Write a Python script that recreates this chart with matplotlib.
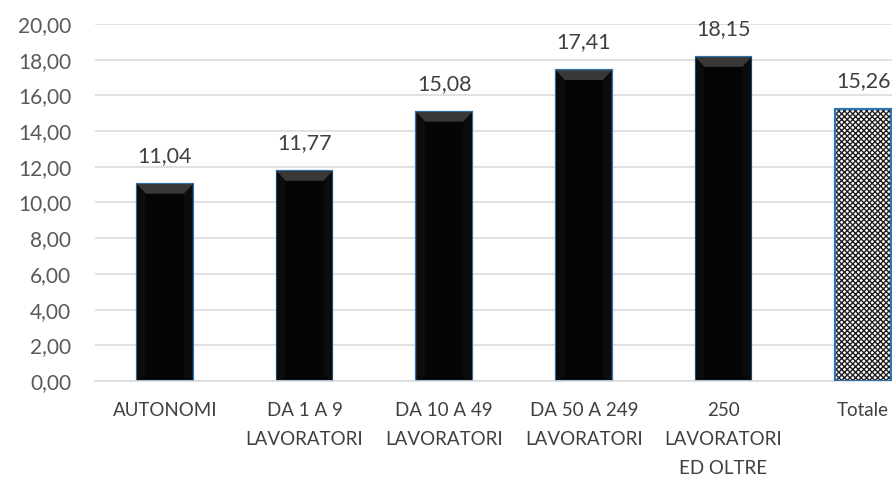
import matplotlib
matplotlib.use("Agg")
import matplotlib.pyplot as plt
from matplotlib.patches import Polygon

categories = ["AUTONOMI", "DA 1 A 9\nLAVORATORI", "DA 10 A 49\nLAVORATORI",
              "DA 50 A 249\nLAVORATORI", "250\nLAVORATORI\nED OLTRE", "Totale"]
values = [11.04, 11.77, 15.08, 17.41, 18.15, 15.26]
yticks = [0, 2, 4, 6, 8, 10, 12, 14, 16, 18, 20]

plt.rcParams["font.family"] = ["Lato", "DejaVu Sans"]

W, H = 892, 479
fig = plt.figure(figsize=(W / 100, H / 100), dpi=100)
left, right, bottom, top = 95, 933, 381, 24
ax = fig.add_axes([left / W, 1 - bottom / H, (right - left) / W, (bottom - top) / H])

x = list(range(len(categories)))
bw = 0.40
edge = "#2E75B6"

for i, v in enumerate(values):
    if categories[i] == "Totale":
        ax.bar(i, v, width=bw, color="white", edgecolor="#1f1f1f", hatch="xxxxxx",
               linewidth=0, zorder=2)
        ax.bar(i, v, width=bw, color="none", edgecolor=edge, linewidth=1.6, zorder=3)
    else:
        ax.bar(i, v, width=bw, color="#050505", edgecolor=edge, linewidth=1.6, zorder=2)
        # bevel highlight along the top edge of the bar
        x0, x1 = i - bw / 2, i + bw / 2
        dx = bw * 0.16
        dy = 0.55
        ax.add_patch(Polygon([(x0, v), (x1, v), (x1 - dx, v - dy), (x0 + dx, v - dy)],
                             closed=True, facecolor="#383838", edgecolor="none", zorder=2.5))
        ax.add_patch(Polygon([(x0, v), (x0 + dx, v - dy), (x0 + dx, dy * 0.5), (x0, 0)],
                             closed=True, facecolor="#0c0c0c", edgecolor="none", zorder=2.4))
        ax.add_patch(Polygon([(x1, v), (x1 - dx, v - dy), (x1 - dx, dy * 0.5), (x1, 0)],
                             closed=True, facecolor="#0c0c0c", edgecolor="none", zorder=2.4))
    ax.text(i, v + 1.0, f"{v:.2f}".replace(".", ","), ha="center", va="bottom",
            fontsize=15.5, color="#404040")

ax.set_xlim(-0.5, len(categories) - 0.5)
ax.set_ylim(0, 20)
ax.set_yticks(yticks)
ax.set_yticklabels([f"{t:.2f}".replace(".", ",") for t in yticks])
ax.set_xticks(x)
ax.set_xticklabels(categories, linespacing=1.87)
ax.tick_params(axis="y", length=0, pad=17, labelsize=15, labelcolor="#595959")
ax.tick_params(axis="x", length=0, pad=15, labelsize=13.5, labelcolor="#404040")
ax.grid(axis="y", color="#d9d9d9", linewidth=1.1, zorder=0)
ax.set_axisbelow(True)
for s in ["top", "right", "left"]:
    ax.spines[s].set_visible(False)
ax.spines["bottom"].set_color("#d9d9d9")
ax.spines["bottom"].set_linewidth(1.1)

fig.savefig("out.png", dpi=100)
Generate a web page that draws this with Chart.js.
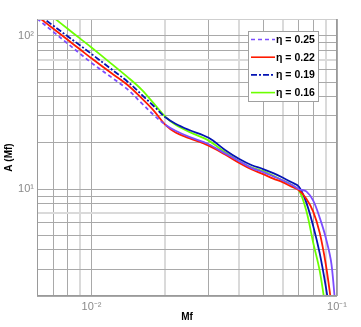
<!DOCTYPE html>
<html>
<head>
<meta charset="utf-8">
<script src="https://cdn.jsdelivr.net/npm/chart.js@4"></script>
<style>
  html, body { margin: 0; padding: 0; background: #fff; }
  #wrap { width: 361px; height: 327px; }
</style>
</head>
<body>
<div id="wrap"><canvas id="chart" width="361" height="327"></canvas></div>
<script>
// Data
const mf = [0.006, 0.007, 0.008, 0.009, 0.010, 0.012, 0.014, 0.016, 0.018, 0.020, 0.022, 0.025, 0.030, 0.035,
            0.040, 0.045, 0.050, 0.055, 0.060, 0.065, 0.070, 0.075, 0.080, 0.085, 0.090, 0.095, 0.100];
const a025 = [129.9, 106.2, 89.1, 76.4, 66.7, 54.0, 44.9, 36.4, 30.3, 26.3, 24.0, 21.9, 19.6, 17.1,
              15.2, 13.7, 12.9, 12.1, 11.4, 10.7, 9.97, 9.65, 8.39, 6.50, 4.81, 3.21, 1.21];
const a022 = [135, 111.4, 94.3, 81.5, 71.4, 57.4, 48.0, 39.2, 32.3, 26.2, 23.4, 21.5, 19.2, 16.8,
              14.8, 13.4, 12.5, 11.7, 11.1, 10.4, 9.82, 8.64, 7.11, 5.19, 3.23, 1.76, null];
const a019 = [139.6, 116.4, 99.4, 86.6, 76.3, 61.0, 50.4, 41.4, 34.6, 29.4, 26.7, 24.3, 21.6, 18.0,
              15.7, 14.3, 13.5, 12.7, 11.9, 11.1, 10.35, 8.15, 5.72, 3.81, 2.31, 1.30, null];
const a016 = [160.7, 132, 111.4, 96.0, 84.0, 66.2, 54.0, 44.6, 36.0, 29.6, 26.3, 23.6, 20.7, 17.4,
              15.2, 13.8, 13.1, 12.2, 11.4, 10.7, 9.82, 7.2, 4.46, 2.93, 1.63, null, null];
const labels = ['η = 0.25', 'η = 0.22', 'η = 0.19', 'η = 0.16'];

// Tick / grid positions
const xTicks = [0.006, 0.007, 0.008, 0.009, 0.01, 0.02, 0.03, 0.04, 0.05, 0.06, 0.07, 0.08, 0.09, 0.1];
const yTicks = [2, 3, 4, 5, 6, 7, 8, 9, 10, 20, 30, 40, 50, 60, 70, 80, 90, 100];
const xLabels = { 0.01: '10⁻²', 0.1: '10⁻¹' };
const yLabels = { 10: '10¹', 100: '10²' };

const lightX = [0.009, 0.02, 0.04, 0.06, 0.09];
const lightY = [7, 70];

const gridColor = '#a9a9a9';
const lightGrid = '#dadada';

function toPoints(arr) {
    return mf.map((x, i) => ({ x: x, y: arr[i] }));
}

function makeSet(label, arr, color, dash) {
    return {
        label: label,
        data: toPoints(arr),
        borderColor: color,
        backgroundColor: color,
        borderWidth: 1.8,
        pointRadius: 0,
        fill: false,
        spanGaps: false,
        tension: 0.35,
        legendDash: dash,
        segment: {
            borderDash: ctx => (dash.length && ctx.p0.parsed.x < 0.02) ? dash : []
        }
    };
}

// Frame + inline legend
const framePlugin = {
    id: 'frame',
    afterDraw(chart) {
        const { ctx, chartArea: a } = chart;
        ctx.save();
        ctx.lineWidth = 1;
        ctx.strokeStyle = '#cfcfcf';
        ctx.beginPath();
        ctx.moveTo(a.left, a.top + 0.5);
        ctx.lineTo(a.right, a.top + 0.5);
        ctx.stroke();
        ctx.strokeStyle = '#9a9a9a';
        ctx.beginPath();
        ctx.moveTo(a.right - 0.5, a.top);
        ctx.lineTo(a.right - 0.5, a.bottom);
        ctx.moveTo(a.left + 0.5, a.top);
        ctx.lineTo(a.left + 0.5, a.bottom);
        ctx.moveTo(a.left, a.bottom - 0.5);
        ctx.lineTo(a.right, a.bottom - 0.5);
        ctx.stroke();

        // legend box
        const bx = 248.5, by = 31.5, bw = 70, bh = 70;
        ctx.fillStyle = '#fff';
        ctx.fillRect(bx, by, bw, bh);
        ctx.strokeStyle = '#a0a0a0';
        ctx.strokeRect(bx, by, bw, bh);
        ctx.font = 'bold 10.5px "Liberation Sans", Arial, sans-serif';
        ctx.textBaseline = 'middle';
        ctx.textAlign = 'left';
        chart.data.datasets.forEach((ds, i) => {
            const y = 39.5 + i * 17.7;
            ctx.strokeStyle = ds.borderColor;
            ctx.lineWidth = 1.6;
            ctx.setLineDash(ds.legendDash);
            ctx.beginPath();
            ctx.moveTo(251, y);
            ctx.lineTo(275, y);
            ctx.stroke();
            ctx.setLineDash([]);
            ctx.fillStyle = '#000';
            ctx.fillText(ds.label, 276, y + 0.5);
        });
        ctx.restore();
    }
};

const tickFont = { family: '"Liberation Sans", Arial, sans-serif', size: 11 };

new Chart(document.getElementById('chart'), {
    type: 'line',
    data: {
        datasets: [
            makeSet(labels[0], a025, '#7c4dff', [4, 3]),
            makeSet(labels[1], a022, '#ff1a00', []),
            makeSet(labels[2], a019, '#0414b4', [6, 2, 2, 2]),
            makeSet(labels[3], a016, '#6cff00', [])
        ]
    },
    options: {
        responsive: false,
        animation: false,
        layout: { padding: { top: 19, right: 24, left: 0, bottom: 0 } },
        plugins: {
            legend: { display: false },
            tooltip: { enabled: false }
        },
        scales: {
            x: {
                type: 'logarithmic',
                min: 0.006,
                max: 0.1,
                afterBuildTicks: s => { s.ticks = xTicks.map(v => ({ value: v })); },
                afterFit: s => { s.height = 31; },
                grid: {
                    drawTicks: false,
                    color: c => lightX.includes(c.tick && c.tick.value) ? lightGrid : gridColor,
                    lineWidth: c => lightX.includes(c.tick && c.tick.value) ? 2 : 1
                },
                border: { display: false },
                ticks: {
                    autoSkip: false,
                    maxRotation: 0,
                    padding: 4,
                    color: '#8a8a8a',
                    font: tickFont,
                    callback: v => xLabels[v] || ''
                },
                title: {
                    display: true,
                    text: 'Mf',
                    color: '#000',
                    font: { family: '"Liberation Sans", Arial, sans-serif', size: 10, weight: 'bold' },
                    padding: { top: 0, bottom: 4 }
                }
            },
            y: {
                type: 'logarithmic',
                min: 2,
                max: 129,
                afterBuildTicks: s => { s.ticks = yTicks.map(v => ({ value: v })); },
                afterFit: s => { s.width = 37; },
                grid: {
                    drawTicks: false,
                    color: c => lightY.includes(c.tick && c.tick.value) ? lightGrid : gridColor,
                    lineWidth: c => lightY.includes(c.tick && c.tick.value) ? 2 : 1
                },
                border: { display: false },
                ticks: {
                    autoSkip: false,
                    padding: 3,
                    color: '#8a8a8a',
                    font: tickFont,
                    callback: v => yLabels[v] || ''
                },
                title: {
                    display: true,
                    text: 'A (Mf)',
                    color: '#000',
                    font: { family: '"Liberation Sans", Arial, sans-serif', size: 10, weight: 'bold' },
                    padding: { top: 3, bottom: 0 }
                }
            }
        }
    },
    plugins: [framePlugin]
});
</script>
</body>
</html>
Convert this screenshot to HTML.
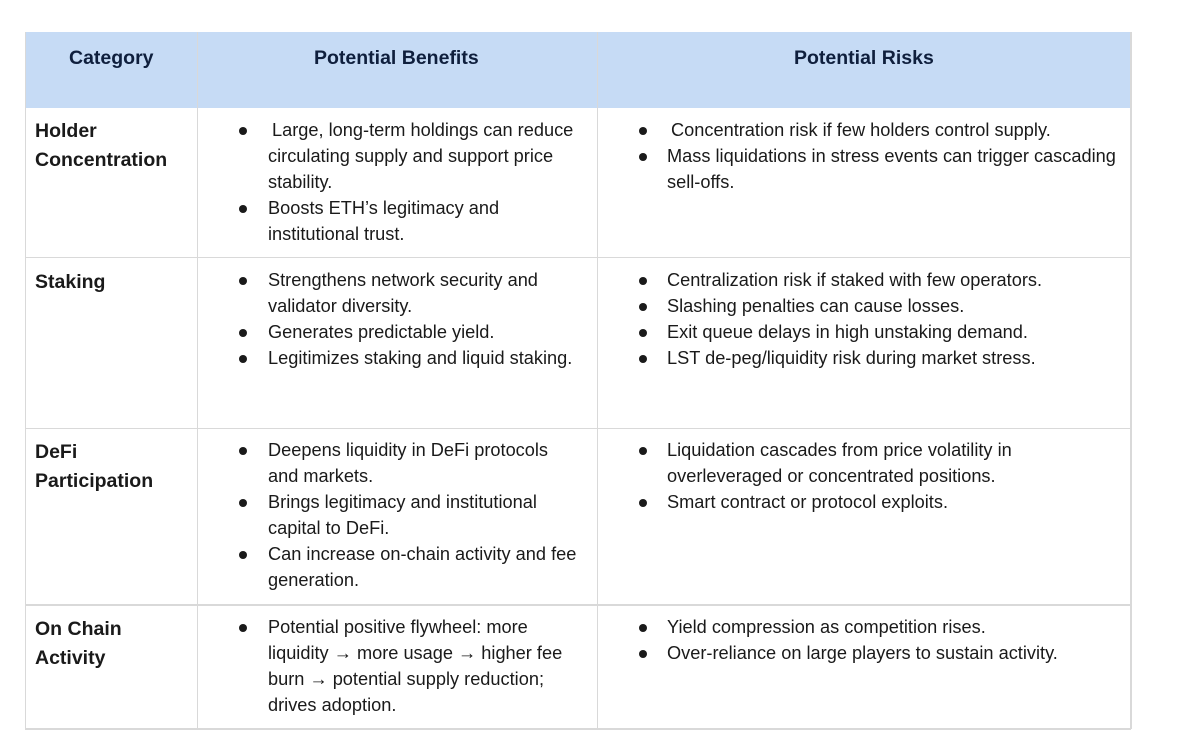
<!DOCTYPE html>
<html><head><style>
body{margin:0;width:1200px;height:752px;background:#fff;font-family:"Liberation Sans",sans-serif;color:#1a1a1a;position:relative;overflow:hidden}
.l{position:absolute;background:#d9d9d9}
.t{position:absolute;font-size:18.2px;line-height:26px;white-space:nowrap}
.b{font-weight:bold;font-size:19.5px;color:#1a1a1a}
.h{font-weight:bold;font-size:19.5px;color:#0f1f3d}
.d{position:absolute;width:8px;height:8px;border-radius:50%;background:#1a1a1a}
</style></head><body>
<div style="position:absolute;left:25px;top:32px;width:1105px;height:76px;background:#c6dbf5"></div>
<div class="l" style="left:25px;top:32px;width:1px;height:697px"></div>
<div class="l" style="left:1130px;top:32px;width:2px;height:697px"></div>
<div class="l" style="left:197px;top:32px;width:1px;height:697px"></div>
<div class="l" style="left:597px;top:32px;width:1px;height:697px"></div>
<div class="l" style="left:25px;top:257px;width:1106px;height:1px"></div>
<div class="l" style="left:25px;top:428px;width:1106px;height:1px"></div>
<div class="l" style="left:25px;top:604px;width:1106px;height:2px"></div>
<div class="l" style="left:25px;top:728px;width:1106px;height:2px"></div>

<div class="t h" style="left:69px;top:45px">Category</div>
<div class="t h" style="left:314px;top:45px">Potential Benefits</div>
<div class="t h" style="left:794px;top:45px">Potential Risks</div>

<div class="t b" style="left:35px;top:118px">Holder</div>
<div class="t b" style="left:35px;top:147px">Concentration</div>
<div class="t b" style="left:35px;top:269px">Staking</div>
<div class="t b" style="left:35px;top:439px">DeFi</div>
<div class="t b" style="left:35px;top:468px">Participation</div>
<div class="t b" style="left:35px;top:616px">On Chain</div>
<div class="t b" style="left:35px;top:645px">Activity</div>

<div class="d" style="left:239px;top:127px"></div><div class="t" style="left:272px;top:117px">Large, long-term holdings can reduce</div>
<div class="t" style="left:268px;top:143px">circulating supply and support price</div>
<div class="t" style="left:268px;top:169px">stability.</div>
<div class="d" style="left:239px;top:205px"></div><div class="t" style="left:268px;top:195px">Boosts ETH’s legitimacy and</div>
<div class="t" style="left:268px;top:221px">institutional trust.</div>

<div class="d" style="left:239px;top:277px"></div><div class="t" style="left:268px;top:267px">Strengthens network security and</div>
<div class="t" style="left:268px;top:293px">validator diversity.</div>
<div class="d" style="left:239px;top:329px"></div><div class="t" style="left:268px;top:319px">Generates predictable yield.</div>
<div class="d" style="left:239px;top:355px"></div><div class="t" style="left:268px;top:345px">Legitimizes staking and liquid staking.</div>

<div class="d" style="left:239px;top:447px"></div><div class="t" style="left:268px;top:437px">Deepens liquidity in DeFi protocols</div>
<div class="t" style="left:268px;top:463px">and markets.</div>
<div class="d" style="left:239px;top:499px"></div><div class="t" style="left:268px;top:489px">Brings legitimacy and institutional</div>
<div class="t" style="left:268px;top:515px">capital to DeFi.</div>
<div class="d" style="left:239px;top:551px"></div><div class="t" style="left:268px;top:541px">Can increase on-chain activity and fee</div>
<div class="t" style="left:268px;top:567px">generation.</div>

<div class="d" style="left:239px;top:624px"></div><div class="t" style="left:268px;top:614px">Potential positive flywheel: more</div>
<div class="t" style="left:268px;top:640px">liquidity → more usage → higher fee</div>
<div class="t" style="left:268px;top:666px">burn → potential supply reduction;</div>
<div class="t" style="left:268px;top:692px">drives adoption.</div>

<div class="d" style="left:639px;top:127px"></div><div class="t" style="left:671px;top:117px">Concentration risk if few holders control supply.</div>
<div class="d" style="left:639px;top:153px"></div><div class="t" style="left:667px;top:143px">Mass liquidations in stress events can trigger cascading</div>
<div class="t" style="left:667px;top:169px">sell-offs.</div>

<div class="d" style="left:639px;top:277px"></div><div class="t" style="left:667px;top:267px">Centralization risk if staked with few operators.</div>
<div class="d" style="left:639px;top:303px"></div><div class="t" style="left:667px;top:293px">Slashing penalties can cause losses.</div>
<div class="d" style="left:639px;top:329px"></div><div class="t" style="left:667px;top:319px">Exit queue delays in high unstaking demand.</div>
<div class="d" style="left:639px;top:355px"></div><div class="t" style="left:667px;top:345px">LST de-peg/liquidity risk during market stress.</div>

<div class="d" style="left:639px;top:447px"></div><div class="t" style="left:667px;top:437px">Liquidation cascades from price volatility in</div>
<div class="t" style="left:667px;top:463px">overleveraged or concentrated positions.</div>
<div class="d" style="left:639px;top:499px"></div><div class="t" style="left:667px;top:489px">Smart contract or protocol exploits.</div>

<div class="d" style="left:639px;top:624px"></div><div class="t" style="left:667px;top:614px">Yield compression as competition rises.</div>
<div class="d" style="left:639px;top:650px"></div><div class="t" style="left:667px;top:640px">Over-reliance on large players to sustain activity.</div>
</body></html>
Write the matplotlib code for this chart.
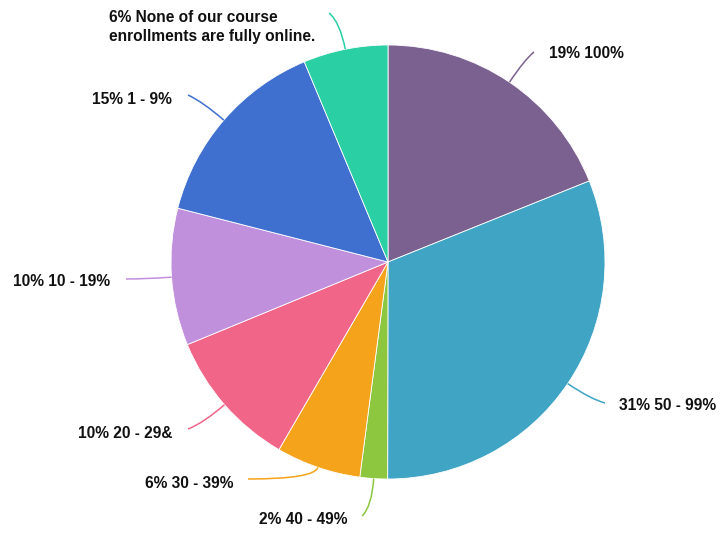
import numpy as np
import matplotlib
matplotlib.use("Agg")
import matplotlib.pyplot as plt
from matplotlib.path import Path
from matplotlib.patches import PathPatch

categories = ["100%", "50 - 99%", "40 - 49%", "30 - 39%", "20 - 29&",
              "10 - 19%", "1 - 9%", "None of our course\nenrollments are fully online."]
values = [18.9, 31.1, 2.05, 6.3, 10.4, 10.2, 14.7, 6.3]
pct_labels = ["19%", "31%", "2%", "6%", "10%", "10%", "15%", "6%"]
colors = ["#7B6190", "#40A4C4", "#8DC63F", "#F5A31B", "#F06588",
          "#C190DD", "#3F6FCF", "#2BCFA4"]

W, H = 722, 535
CX, CY, R = 388, 262, 217

def px(x, y):
    return ((x - CX) / R, (CY - y) / R)

fig = plt.figure(figsize=(W / 100, H / 100), dpi=100)
ax = fig.add_axes([0, 0, 1, 1])

wedges, _ = ax.pie(values, colors=colors, startangle=90, counterclock=False,
                   radius=1, center=(0, 0),
                   wedgeprops=dict(edgecolor="white", linewidth=0.6))
ax.set_xlim(-CX / R, (W - CX) / R)
ax.set_ylim(-(H - CY) / R, CY / R)
ax.set_aspect("equal")
ax.axis("off")

# leader end points and label anchors (pixel coordinates)
ends = [(534, 52), (605, 403), (362, 516), (248, 479), (188, 429),
        (126, 279), (188, 95), (329, 13)]
text_pos = [(549, 54, "left"), (619, 406, "left"), (347, 519, "right"),
            (233, 483, "right"), (172, 433, "right"), (110, 282, "right"),
            (172, 100, "right"), (315, 27, "right")]

for w, col, e, tp, p, c in zip(wedges, colors, ends, text_pos, pct_labels, categories):
    mid = np.deg2rad((w.theta1 + w.theta2) / 2)
    p0 = (np.cos(mid), np.sin(mid))
    p2 = px(*e)
    t = 1.13
    if abs(np.sin(mid)) > 1e-6:
        tt = p2[1] / np.sin(mid)
        if 1.0 < tt < 1.13:
            t = tt
    p1 = (t * np.cos(mid), t * np.sin(mid))
    path = Path([p0, p1, p2], [Path.MOVETO, Path.CURVE3, Path.CURVE3])
    ax.add_patch(PathPatch(path, facecolor="none", edgecolor=col, lw=1.1))
    x, y = px(tp[0], tp[1])
    ax.text(x, y, f"{p} {c}", ha=tp[2], va="center", fontsize=11.2,
            fontweight="bold", family="Liberation Sans", color="#111111",
            multialignment="left", linespacing=1.4)

fig.savefig("out.png", dpi=100)
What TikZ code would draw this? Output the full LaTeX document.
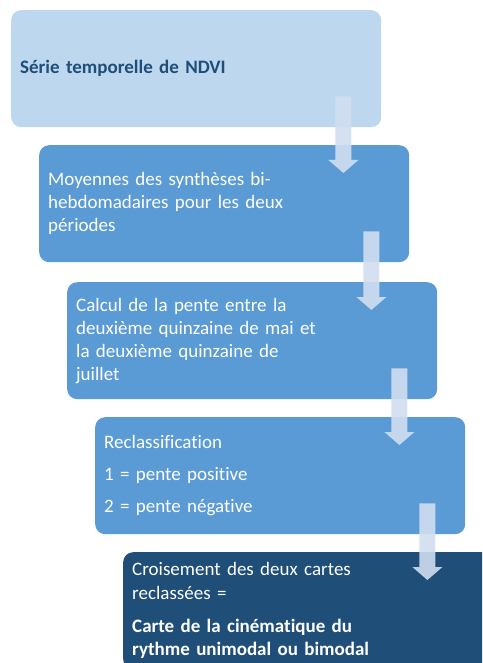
+---+
### Task brief
From the records above, copy exactly the stretch from the line holding "Write the matplotlib code for this chart." through the line holding "from matplotlib.patches import PathPatch", both ends included, without the pictures.

### Solved problem
Write the matplotlib code for this chart.
import numpy as np
import matplotlib
matplotlib.use("Agg")
import matplotlib.pyplot as plt
from matplotlib.path import Path
from matplotlib.patches import PathPatch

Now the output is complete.